+++ Supplied information +++

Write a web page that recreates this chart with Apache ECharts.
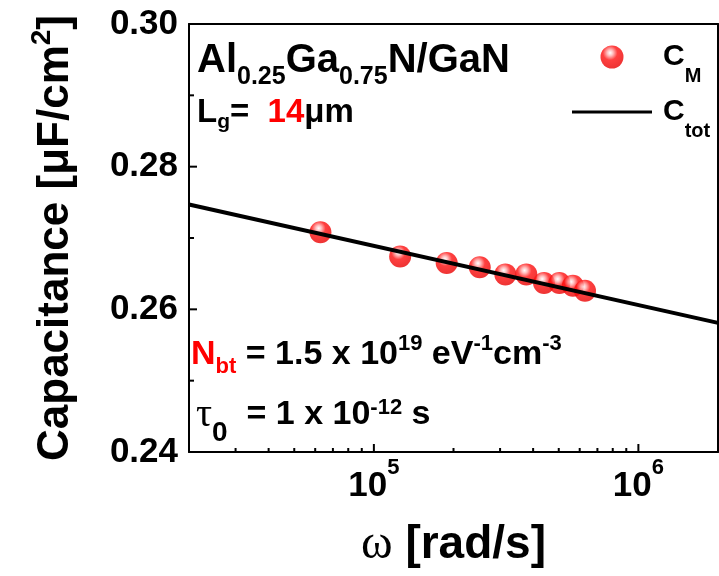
<!DOCTYPE html>
<html>
<head>
<meta charset="utf-8">
<script src="https://cdn.jsdelivr.net/npm/echarts@6/dist/echarts.min.js"></script>
<style>
html, body { margin: 0; padding: 0; background: #fff; }
#chart { width: 719px; height: 576px; }
</style>
</head>
<body>
<div id="chart"></div>
<script>
// Angular frequency ω (rad/s) of the measured points (10 kHz ... 100 kHz)
const omega = [6.28e4, 1.257e5, 1.885e5, 2.513e5, 3.142e5, 3.770e5, 4.398e5, 5.027e5, 5.655e5, 6.283e5];
// Measured capacitance C_M (μF/cm²)
const capMeasured = [0.2708, 0.2674, 0.2665, 0.2659, 0.2649, 0.2649, 0.2637, 0.2637, 0.2633, 0.2626];
// Model C_tot: a straight line in log ω across the plotted range
const omegaModel = [2e4, 2e6];
const capModel = [0.2747, 0.2581];

// Axis settings
const xMin = 2e4, xMax = 2e6;
const xMajorTicks = [1e5, 1e6];
const xMajorExponents = ['5', '6'];
const xMinorTicks = [3e4, 4e4, 5e4, 6e4, 7e4, 8e4, 9e4, 2e5, 3e5, 4e5, 5e5, 6e5, 7e5, 8e5, 9e5];
const yMin = 0.24, yMax = 0.30, yStep = 0.02;
const yMajorTicks = [0.26, 0.28];
const yMinorTicks = [0.25, 0.27, 0.29];

const SANS = '"Liberation Sans", Arial, sans-serif';
const SERIF = '"Liberation Serif", "Times New Roman", serif';

// rich-text token style; dy shifts the token down (+) or up (-) inside its line
function tok(size, lineHeight, dy, extra) {
  const s = { fontSize: size, fontWeight: 'bold', fontFamily: SANS, color: '#000', fill: '#000', lineHeight: lineHeight };
  if (dy > 0) s.padding = [2 * dy, 0, 0, 0];
  if (dy < 0) s.padding = [0, 0, -2 * dy, 0];
  return Object.assign(s, extra || {});
}
const RED = { color: '#ff0000', fill: '#ff0000' };
const AXIS_LINE = { show: true, onZero: false, lineStyle: { color: '#000', width: 2 } };

// inward tick marks, placed through the axes' own scales
function tickSeries(values, onX, len) {
  return {
    type: 'custom',
    xAxisIndex: 0, yAxisIndex: 0,
    silent: true, clip: false, z: 6,
    legendHoverLink: false,
    data: values.map(function (v) { return onX ? [v, yMin] : [xMin, v]; }),
    renderItem: function (params, api) {
      const p = api.coord([api.value(0), api.value(1)]);
      return {
        type: 'line',
        shape: onX
          ? { x1: p[0], y1: p[1], x2: p[0], y2: p[1] - len }
          : { x1: p[0], y1: p[1], x2: p[0] + len, y2: p[1] },
        style: { stroke: '#000', lineWidth: 2 }
      };
    }
  };
}

const chart = echarts.init(document.getElementById('chart'), null, { renderer: 'canvas' });

const option = {
  animation: false,
  backgroundColor: '#fff',
  grid: { left: 189, right: 1, top: 24, bottom: 124 },
  legend: {
    orient: 'vertical',
    left: 572, top: 28,
    padding: 0,
    itemWidth: 80, itemHeight: 23, itemGap: -3,
    selectedMode: false,
    data: [
      { name: 'C_M' },
      { name: 'C_tot', icon: 'path://M0,0H80V3H0Z' }
    ],
    formatter: function (name) {
      return name === 'C_M' ? '{c|C}{s|M}' : '{c|C}{s|tot}';
    },
    textStyle: {
      color: '#000',
      rich: {
        c: tok(30, 30, 0, { padding: [0, 0, 0, 6] }),
        s: tok(20, 30, 19)
      }
    }
  },
  xAxis: [
    {
      type: 'log', logBase: 10, min: xMin, max: xMax,
      position: 'bottom',
      axisLine: AXIS_LINE,
      axisTick: { show: false },
      minorTick: { show: false },
      splitLine: { show: false },
      axisLabel: {
        customValues: xMajorTicks,
        margin: 14,
        formatter: function (v) {
          const i = xMajorTicks.indexOf(v);
          return i >= 0 ? '{b|10}{sup|' + xMajorExponents[i] + '}' : '';
        },
        rich: {
          b: tok(35, 40, 0),
          sup: tok(22, 40, -18)
        }
      },
      name: '{w|ω}{m| [rad/s]}',
      nameLocation: 'middle',
      nameGap: 68,
      nameTextStyle: {
        rich: {
          w: { fontSize: 48, fontFamily: SERIF, color: '#000', lineHeight: 50 },
          m: tok(46, 50, 0)
        }
      }
    },
    {
      // top frame line
      type: 'log', logBase: 10, min: xMin, max: xMax,
      position: 'top', gridIndex: 0,
      axisLine: AXIS_LINE,
      axisTick: { show: false },
      axisLabel: { show: false },
      splitLine: { show: false }
    }
  ],
  yAxis: [
    {
      type: 'value', min: yMin, max: yMax, interval: yStep,
      position: 'left',
      axisLine: AXIS_LINE,
      axisTick: { show: false },
      minorTick: { show: false },
      splitLine: { show: false },
      axisLabel: {
        margin: 11,
        formatter: function (v) { return v.toFixed(2); },
        fontSize: 35, fontWeight: 'bold', fontFamily: SANS, color: '#000'
      },
      name: '{m|Capacitance [μF/cm}{sp|2}{m|]}',
      nameLocation: 'middle',
      nameRotate: 90,
      nameGap: 108,
      nameTextStyle: {
        rich: {
          m: tok(44, 50, 0),
          sp: tok(28, 50, -14)
        }
      }
    },
    {
      // right frame line
      type: 'value', min: yMin, max: yMax, interval: yStep,
      position: 'right', gridIndex: 0,
      axisLine: AXIS_LINE,
      axisTick: { show: false },
      axisLabel: { show: false },
      splitLine: { show: false }
    }
  ],
  graphic: [
    {
      type: 'text', left: 197, top: 31, silent: true,
      style: {
        text: '{m|Al}{s|0.25}{m|Ga}{s|0.75}{m|N/GaN}',
        rich: { m: tok(40, 44, 0), s: tok(25, 44, 17) }
      }
    },
    {
      type: 'text', left: 197, top: 92, silent: true,
      style: {
        text: '{m|L}{s|g}{m|=  }{r|14}{m|μm}',
        rich: { m: tok(33, 40, 0), s: tok(21, 40, 10), r: tok(33, 40, 0, RED) }
      }
    },
    {
      type: 'text', left: 191, top: 332, silent: true,
      style: {
        text: '{r|N}{rs|bt}{m| = 1.5 x 10}{sp|19}{m| eV}{sp|-1}{m|cm}{sp|-3}',
        rich: {
          m: tok(34, 40, 0),
          r: tok(34, 40, 0, RED),
          rs: tok(22, 40, 12, RED),
          sp: tok(22, 40, -11)
        }
      }
    },
    {
      type: 'text', left: 196, top: 383, silent: true,
      style: {
        text: '{t|τ}{s|0}{m|  = 1 x 10}{sp|-12}{m| s}',
        rich: {
          t: { fontSize: 40, fontFamily: SERIF, color: '#000', fill: '#000', lineHeight: 40 },
          m: tok(34, 40, 0),
          s: tok(28, 40, 18),
          sp: tok(22, 40, -7)
        }
      }
    }
  ],
  series: [
    {
      name: 'C_M',
      type: 'scatter',
      xAxisIndex: 0, yAxisIndex: 0,
      symbol: 'circle',
      symbolSize: 22,
      z: 2,
      itemStyle: {
        color: {
          type: 'radial', x: 0.42, y: 0.32, r: 0.7,
          colorStops: [
            { offset: 0, color: '#ffffff' },
            { offset: 0.18, color: '#ffb0b0' },
            { offset: 0.45, color: '#ff1010' },
            { offset: 1, color: '#e80000' }
          ]
        }
      },
      data: omega.map(function (w, i) { return [w, capMeasured[i]]; })
    },
    {
      name: 'C_tot',
      type: 'line',
      xAxisIndex: 0, yAxisIndex: 0,
      symbol: 'none',
      z: 3,
      color: '#000',
      lineStyle: { color: '#000', width: 4 },
      data: omegaModel.map(function (w, i) { return [w, capModel[i]]; })
    },
    tickSeries(xMajorTicks, true, 8),
    tickSeries(xMinorTicks, true, 4),
    tickSeries(yMajorTicks, false, 8),
    tickSeries(yMinorTicks, false, 5)
  ]
};

chart.setOption(option);
</script>
</body>
</html>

+++

**Goal of the exercise**:
Skip every picture and return the lines above from the top through the one that contains "color: '#000', width: 2".

**Answer to this task**:
Write a web page that recreates this chart with Apache ECharts.
<!DOCTYPE html>
<html>
<head>
<meta charset="utf-8">
<script src="https://cdn.jsdelivr.net/npm/echarts@6/dist/echarts.min.js"></script>
<style>
html, body { margin: 0; padding: 0; background: #fff; }
#chart { width: 719px; height: 576px; }
</style>
</head>
<body>
<div id="chart"></div>
<script>
// Angular frequency ω (rad/s) of the measured points (10 kHz ... 100 kHz)
const omega = [6.28e4, 1.257e5, 1.885e5, 2.513e5, 3.142e5, 3.770e5, 4.398e5, 5.027e5, 5.655e5, 6.283e5];
// Measured capacitance C_M (μF/cm²)
const capMeasured = [0.2708, 0.2674, 0.2665, 0.2659, 0.2649, 0.2649, 0.2637, 0.2637, 0.2633, 0.2626];
// Model C_tot: a straight line in log ω across the plotted range
const omegaModel = [2e4, 2e6];
const capModel = [0.2747, 0.2581];

// Axis settings
const xMin = 2e4, xMax = 2e6;
const xMajorTicks = [1e5, 1e6];
const xMajorExponents = ['5', '6'];
const xMinorTicks = [3e4, 4e4, 5e4, 6e4, 7e4, 8e4, 9e4, 2e5, 3e5, 4e5, 5e5, 6e5, 7e5, 8e5, 9e5];
const yMin = 0.24, yMax = 0.30, yStep = 0.02;
const yMajorTicks = [0.26, 0.28];
const yMinorTicks = [0.25, 0.27, 0.29];

const SANS = '"Liberation Sans", Arial, sans-serif';
const SERIF = '"Liberation Serif", "Times New Roman", serif';

// rich-text token style; dy shifts the token down (+) or up (-) inside its line
function tok(size, lineHeight, dy, extra) {
  const s = { fontSize: size, fontWeight: 'bold', fontFamily: SANS, color: '#000', fill: '#000', lineHeight: lineHeight };
  if (dy > 0) s.padding = [2 * dy, 0, 0, 0];
  if (dy < 0) s.padding = [0, 0, -2 * dy, 0];
  return Object.assign(s, extra || {});
}
const RED = { color: '#ff0000', fill: '#ff0000' };
const AXIS_LINE = { show: true, onZero: false, lineStyle: { color: '#000', width: 2 } };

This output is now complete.